There actually is an idiomatic English phrase "torches and pitchforks" that appears in longer expressions such as "They'll come after us with torches and pitchforks" and "the townspeople will be at your door with torches and pitchforks." As flith notes in a comment above, the image is of simple villagers or country folk responding to something terrifying or outrageous by grabbing the most effective weapons they have at hand and approaching the danger or enemy en masse.
The phrase "torches and pitchforks" coalesced relatively recently, but examples of the frightened and unruly crowd bearing rustic implements goes back considerably farther. For example, from Frederick Whymper, "Adventures Above the Clouds," in Good Words for 1883 (1883):
Next afternoon [August 23, 1783] it [the hot-air balloon] was launched [in Paris], and rose to a considerable height in spite of the heavy rain which was falling. The excitement was so intense that fashionably dressed ladies allowed themselves to be drenched to the skin rather than lose the wonderful sight. When it fell near the village of Gonesse, about fifteen miles from Paris, it caused considerable alarm.
"It is supposed by many to have come from another world; many fly; others, more sensible, think it a monstrous bird. After it has alighted there is yet motion in it from the gas it still contains. A small crowd gains courage from numbers, and for an hour approaches by gradual steps, hoping meanwhile the monster will take flight. At length one bolder than the rest takes his gun, stalks carefully within shot, fires, witnesses the monster shrink, gives a shout of triumph, and the crowd rushes in with flails and pitchforks. One tears what he thinks to be the skin, and causes a poisonous stench; again all retire. Shame, no doubt, now urges them on, and they tie the cause of alarm to a horse's tail, who gallops across the country, tearing it to shreds."
The quoted language from an eyewitness account written in 1783 shows the role of pitchforks in a gathering of disturbed villagers. The role of torches in "torches and pitchforks" is evident in this clip from Frankenstein (1931).
But the precise idiomatic phrase "torches and pitchforks" appears in Google Books search results from as early as 1958. From Warren Miller, The Way We Live Now (1958):
But Lionel remembered it. He had been here once before, with Nicholas. He remembered the door most clearly of all. The first time he saw it, amazed at its height and thickness, its barred strength, he had a vision of an enraged peasantry with torches and pitchforks advancing, singing revolutionary songs.

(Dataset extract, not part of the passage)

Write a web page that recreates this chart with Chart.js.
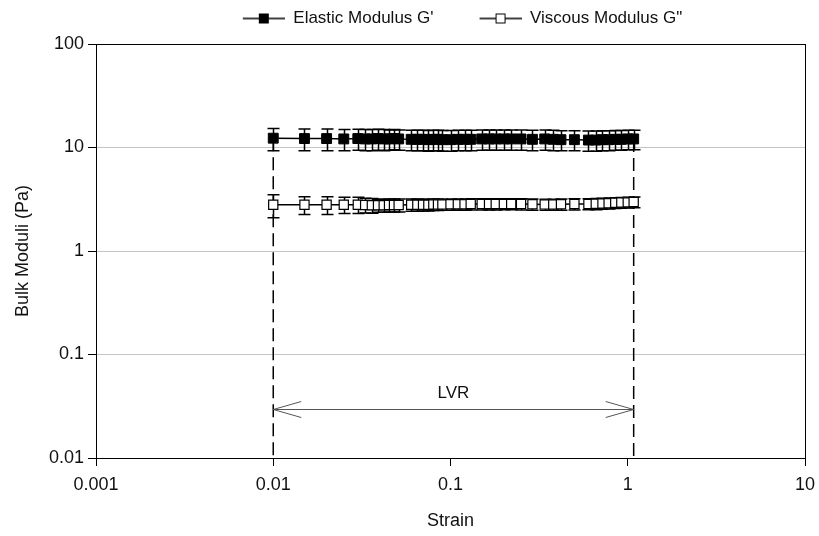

The level of use of "torches and pitchforks" is not large, but there are enough matches to support an Ngram chart that shows usage increasing fairly continuously since 1985:

In any event, the word pitchforks sometimes appears without torches but with the same sense of grassroots unrest among an unsophisticated but potentially dangerous (and perhaps even revolutionary) portion of the citizenry.
As neko's answer points out, the identity of the pitchfork bearers in the United States has shifted from disgruntled anti-Obama Tea Partiers eight years ago to disgruntled anti-Trump demonstrators in recent weeks. The overlap in group membership is probably quite small, but the (figurative) pitchforks they wield are (according to the author) much the same.